The budget was approved by the Cabinet.
He said economic growth is projected at 3.7% with an estimated 0.7% fiscal surplus of the GDP. Inflation is expected to reach 2.5 – 3.0% and public debt is expected to decline to 45% in 2009.
Stavrakis underlined that no taxes will be imposed, noting that the government will focus on strengthening its tax collecting capacity.
The Budget provides for revenue of 6.37 bln euro, (excluding loans) an increase of 4.7% compared with the 2008 revised revenue of 6.08 bln euro, and total expenditure of 7.36 bln euro, (excluding payment of loans) which represents an increase of 10.9% compared to 6.64 bln euro in 2008.
He added that Cyprus President Demetris Christofias' programme envisages a robust and competitive economy and strengthening of the welfare state.

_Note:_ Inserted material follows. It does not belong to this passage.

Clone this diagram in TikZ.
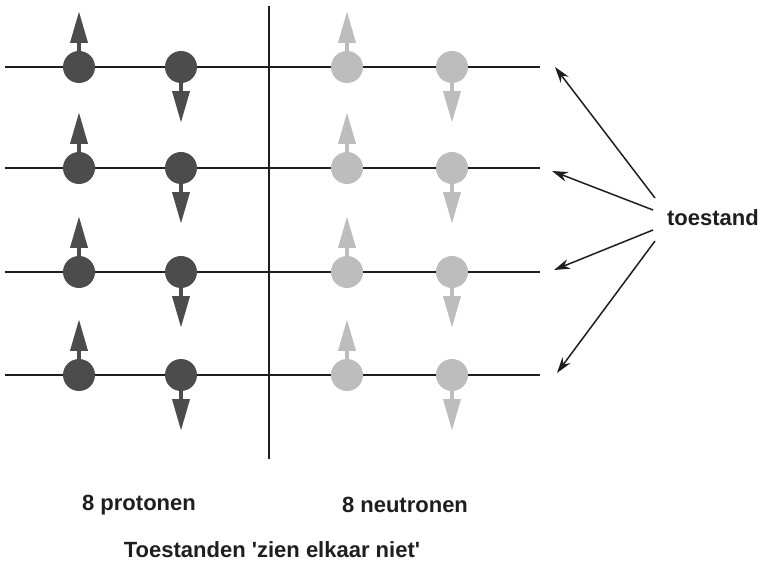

Social benefits and allowances are increased by 27% providing for 1.03 bln compared to 816 mln euro in 2008
Stavrakis noted that the 2009 budget focuses on development, providing for a 16.2% increase in development expenditure which will reach 1.01 bln euro with more than 30 development projects exceeding one million euro.
The Finance Minister underlined however that the dangers emerging from the continuing decline of the global financial markets, the economic slowdown, possible increase in oil prices combined with the increase in food prices may produce inflationary pressures.
He warned that the challenges Cyprus may face in the coming year include a slowdown of the construction sector, which is considered one of the driving forces in the Cypriot economy.
''We expect a significant slowdown in consumption and therefore of revenues from Value Added Tax,'' he added.
The 2009 budget will be tabled to the Parliament for approval, after a debate at the House Finance and Budget Committee.